According to the Shin Bet security service, Muhammad Halabi diverted $7.2 million (6.5 million euros) each year since 2010 to Hamas and its military wing, though his charge sheet does not specify an amount.

Muhammad el-Halabi, a member of Hamas and manager of the World Vision charity's operations in the Gaza Strip, was indicted on August 4, 2016, for diverting the charity's funds to the terrorist organization. (Screen capture: World Vision)
Muhammad el-Halabi, a member of Hamas and manager of the World Vision charity’s operations in the Gaza Strip, was indicted on August 4, 2016, for diverting the charity’s funds to the terrorist organization. (Screen capture: World Vision)

Halabi is also accused of recruiting an individual from Save the Children, another international NGO, to Hamas.

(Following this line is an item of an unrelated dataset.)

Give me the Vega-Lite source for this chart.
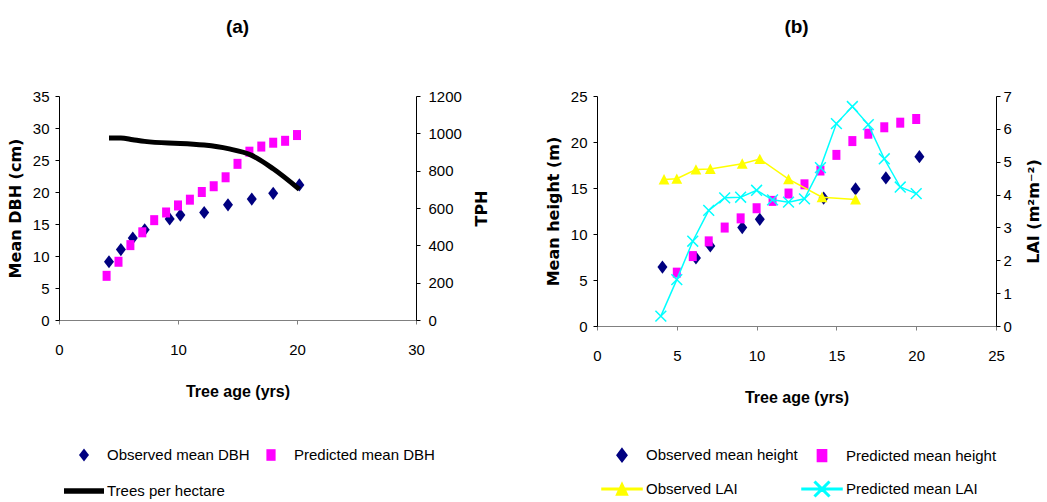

Eitan Dangot, former head of the department of the Defense Ministry in charge of the Palestinian territories, said Tuesday it was likely other aid agencies were similarly involved with Hamas.

“If we published two, just think how many there are besides. And there are for sure,” he told a news conference.

World Vision International on Tuesday questioned the allegations, suggesting the numbers may have been exaggerated.

Its president, Kevin Jenkins, said in a statement the organization was conducting an investigation into the allegations but had “not seen any of the evidence.”

“World Vision’s cumulative operating budget in Gaza for the past 10 years was approximately $22.5 million, which makes the alleged amount of up to $50 million being diverted hard to reconcile,” the statement read.

More than two thirds of the population of the Gaza Strip, which Israel has blockaded for a decade, are reliant on some form of aid, according to the United Nations.